2012年1月28日 下午 08:07I have a dataset around 10K, they all have detailed info, but only 400 of them have response. I want to predict the behavier of the rest of the data (10k-400) based on the 400 records that has input, what kind of model shall I use? How to do the data cleansing? Will the result be very not reliable when the valid record used for training is only 4%? Really appreciate any response! I've struggled for a week and still couldn't figure the problem out.
2012年1月29日 上午 05:53解答者
What are you trying to predict? Is it discrete column (e.g. Yes or No)? If not, what is it?
If it is discrete, then try following algorithms: decision trees, logistic regression, neural networks.
It is impossible to say if results will be reliable or not without knowing your data and trying to create mining models.
I would train multiple models on 70% of the 400 rows and measure accuracy on the remaining 30% of the 400 rows.

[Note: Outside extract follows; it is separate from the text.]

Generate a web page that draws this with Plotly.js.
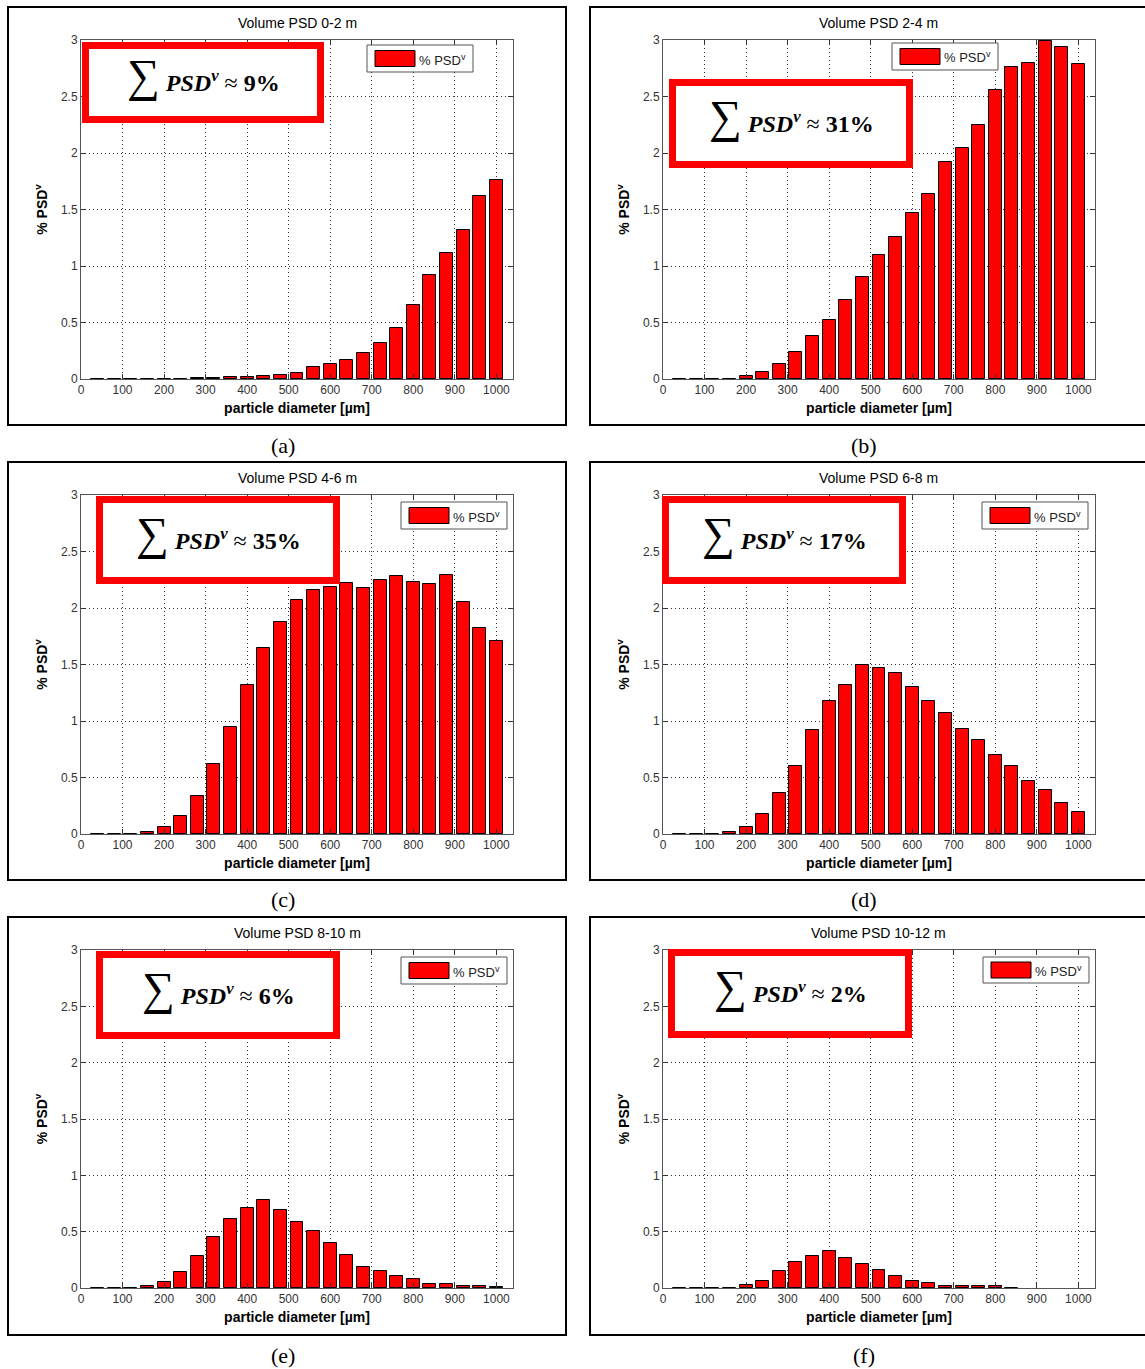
<!DOCTYPE html>
<html>
<head>
<meta charset="utf-8">
<script src="https://cdn.plot.ly/plotly-3.0.1.min.js"></script>
<style>
  html, body { margin: 0; padding: 0; background: #ffffff; }
  #chart { width: 1145px; height: 1369px; }
</style>
</head>
<body>
<div id="chart"></div>
<script>
// ---------------- DATA ----------------
const diameters = [40, 80, 120, 160, 200, 240, 280, 320, 360, 400, 440, 480, 520,
                   560, 600, 640, 680, 720, 760, 800, 840, 880, 920, 960, 1000];

const psd_0_2 = [0.004, 0.004, 0.004, 0.004, 0.004, 0.004, 0.005, 0.008, 0.018, 0.018,
                 0.027, 0.035, 0.053, 0.103, 0.133, 0.165, 0.227, 0.315, 0.455, 0.655,
                 0.92, 1.115, 1.32, 1.62, 1.76];
const psd_2_4 = [0.003, 0.003, 0.003, 0.003, 0.024, 0.059, 0.13, 0.236, 0.377, 0.52,
                 0.70, 0.90, 1.093, 1.26, 1.465, 1.64, 1.92, 2.04, 2.245, 2.56,
                 2.76, 2.80, 2.99, 2.94, 2.79];
const psd_4_6 = [0.003, 0.004, 0.004, 0.018, 0.059, 0.156, 0.34, 0.62, 0.943, 1.32,
                 1.645, 1.875, 2.07, 2.163, 2.19, 2.225, 2.18, 2.25, 2.28, 2.234,
                 2.216, 2.29, 2.057, 1.82, 1.71];
const psd_6_8 = [0.004, 0.004, 0.004, 0.018, 0.059, 0.174, 0.365, 0.598, 0.917, 1.173,
                 1.32, 1.497, 1.47, 1.426, 1.297, 1.18, 1.067, 0.925, 0.83, 0.70,
                 0.598, 0.47, 0.386, 0.277, 0.197];
const psd_8_10 = [0.003, 0.004, 0.004, 0.015, 0.05, 0.139, 0.287, 0.455, 0.61, 0.71,
                  0.777, 0.69, 0.59, 0.505, 0.40, 0.296, 0.19, 0.154, 0.11, 0.083,
                  0.038, 0.038, 0.015, 0.015, 0.006];
const psd_10_12 = [0.003, 0.003, 0.003, 0.003, 0.024, 0.065, 0.154, 0.234, 0.287, 0.331,
                   0.266, 0.216, 0.163, 0.109, 0.059, 0.041, 0.015, 0.015, 0.015, 0.015,
                   0.004, null, null, null, null];

const panelTitles = ["Volume PSD 0-2 m", "Volume PSD 2-4 m", "Volume PSD 4-6 m",
                     "Volume PSD 6-8 m", "Volume PSD 8-10 m", "Volume PSD 10-12 m"];
const sumLabels = ["9%", "31%", "35%", "17%", "6%", "2%"];
const captions = ["(a)", "(b)", "(c)", "(d)", "(e)", "(f)"];
const xTickVals = [0, 100, 200, 300, 400, 500, 600, 700, 800, 900, 1000];
const yTickVals = [0, 0.5, 1, 1.5, 2, 2.5, 3];
const seriesName = "% PSD<sup>v</sup>";

const allSeries = [psd_0_2, psd_2_4, psd_4_6, psd_6_8, psd_8_10, psd_10_12];

// ---------------- LAYOUT GEOMETRY (pixels) ----------------
const W = 1145, H = 1369;
const px = v => v / W;
const py = v => 1 - v / H;

// plot area boxes [left, right, top, bottom] in px
const plotBoxes = [
  [81, 513, 40, 379], [663, 1095, 40, 379],
  [81, 513, 495, 834], [663, 1095, 495, 834],
  [81, 513, 950, 1288], [663, 1095, 950, 1288]
];
// panel frames
const frames = [
  [8, 566, 7, 425], [590, 1152, 7, 425],
  [8, 566, 462, 880], [590, 1152, 462, 880],
  [8, 566, 917, 1335], [590, 1152, 917, 1335]
];
// red sum boxes (outer px)
const sumBoxes = [
  [82, 324, 42, 123], [669, 913, 79, 168],
  [96, 340, 496, 584], [662, 906, 496, 584],
  [96, 340, 951, 1039], [668, 912, 949, 1038]
];
// legend boxes
const legendBoxes = [
  [367, 473, 45, 72], [892, 998, 43, 70],
  [401, 507, 502, 529], [982, 1088, 502, 529],
  [401, 507, 957, 984], [983, 1089, 957, 983]
];

const fontSans = "Liberation Sans";
const fontSerif = "Liberation Serif";

const traces = [];
const layout = {
  width: W, height: H,
  margin: {l: 0, r: 0, t: 0, b: 0},
  paper_bgcolor: "#ffffff",
  plot_bgcolor: "#ffffff",
  showlegend: false,
  bargap: 0,
  shapes: [],
  annotations: []
};

allSeries.forEach((vals, i) => {
  const n = i + 1;
  const xa = n === 1 ? "x" : "x" + n;
  const ya = n === 1 ? "y" : "y" + n;
  traces.push({
    type: "bar",
    x: diameters,
    y: vals,
    width: 31,
    name: seriesName,
    xaxis: xa, yaxis: ya,
    marker: {color: "#ff0000", line: {color: "#000000", width: 1}},
    hoverinfo: "x+y"
  });
  const b = plotBoxes[i];
  const axCommon = {
    ticks: "inside", ticklen: 5, tickcolor: "#333333",
    mirror: "allticks", showline: true, linecolor: "#555555", linewidth: 1,
    showgrid: true, gridcolor: "#333333", griddash: "1px,3px", gridwidth: 1,
    zeroline: false, fixedrange: true,
    tickfont: {family: fontSans, size: 12, color: "#333333"}
  };
  layout["xaxis" + (n === 1 ? "" : n)] = Object.assign({}, axCommon, {
    domain: [px(b[0]), px(b[1])],
    anchor: ya,
    range: [0, 1040],
    tickmode: "array", tickvals: xTickVals,
    title: {text: "<b>particle diameter [µm]</b>", standoff: 6,
            font: {family: fontSans, size: 14, color: "#000000"}}
  });
  layout["yaxis" + (n === 1 ? "" : n)] = Object.assign({}, axCommon, {
    domain: [py(b[3]), py(b[2])],
    anchor: xa,
    range: [0, 3],
    tickmode: "array", tickvals: yTickVals,
    title: {text: "<b>% PSD<sup>v</sup></b>", standoff: 10,
            font: {family: fontSans, size: 14, color: "#000000"}}
  });

  // panel frame
  const f = frames[i];
  layout.shapes.push({type: "rect", xref: "paper", yref: "paper",
    x0: px(f[0]), x1: px(f[1]), y0: py(f[3]), y1: py(f[2]),
    line: {color: "#000000", width: 2}, layer: "above"});

  // panel title
  layout.annotations.push({xref: "paper", yref: "paper",
    x: px((b[0] + b[1]) / 2), y: py(b[2] - 17), xanchor: "center", yanchor: "middle",
    text: panelTitles[i], showarrow: false,
    font: {family: fontSans, size: 14, color: "#000000"}});

  // caption
  layout.annotations.push({xref: "paper", yref: "paper",
    x: px((f[0] + Math.min(f[1], 1137)) / 2 + (i % 2 === 0 ? -4 : 0)), y: py(f[3] + 20),
    xanchor: "center", yanchor: "middle",
    text: captions[i], showarrow: false,
    font: {family: fontSerif, size: 22, color: "#000000"}});

  // legend (drawn)
  const L = legendBoxes[i];
  layout.shapes.push({type: "rect", xref: "paper", yref: "paper",
    x0: px(L[0]), x1: px(L[1]), y0: py(L[3]), y1: py(L[2]),
    fillcolor: "#ffffff", line: {color: "#555555", width: 1}, layer: "above"});
  const midY = (L[2] + L[3]) / 2;
  layout.shapes.push({type: "rect", xref: "paper", yref: "paper",
    x0: px(L[0] + 8), x1: px(L[0] + 48), y0: py(midY + 8), y1: py(midY - 8),
    fillcolor: "#ff0000", line: {color: "#000000", width: 1}, layer: "above"});
  layout.annotations.push({xref: "paper", yref: "paper",
    x: px(L[0] + 50), y: py(midY + 1), xanchor: "left", yanchor: "middle",
    text: seriesName, showarrow: false,
    font: {family: fontSans, size: 13, color: "#222222"}});

  // red sum box
  const S = sumBoxes[i];
  const lw = 7;
  layout.shapes.push({type: "rect", xref: "paper", yref: "paper",
    x0: px(S[0] + lw / 2), x1: px(S[1] - lw / 2), y0: py(S[3] - lw / 2), y1: py(S[2] + lw / 2),
    fillcolor: "#ffffff", line: {color: "#ff0000", width: lw}, layer: "above"});
  layout.annotations.push({xref: "paper", yref: "paper",
    x: px((S[0] + S[1]) / 2), y: py((S[2] + S[3]) / 2 - 7), xanchor: "center", yanchor: "middle",
    text: '<span style="font-size:46px">∑</span> <b><i>PSD<sup>v</sup></i></b> ≈ <b>' + sumLabels[i] + '</b>',
    showarrow: false,
    font: {family: fontSerif, size: 24, color: "#000000"}});
});

Plotly.newPlot("chart", traces, layout, {displayModeBar: false});
</script>
</body>
</html>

Tatyana Yakushev [PredixionSoftware.com]
- 已標示為解答 Tatyana YakushevEditor 2012年1月31日 上午 12:03
2012年1月30日 下午 04:09
Thank you so much for your input! It is discrete prediction column. What I did was put all the 400 records (Y) and some of the non-response records from the other 10k (N) into the model (training and testing). In this way some extra info for the N type will be discovered. But it seems I shouldn't grab the 'N' records there since I want to predict them base on the model. I'll post the result with your method here later. Thanks again!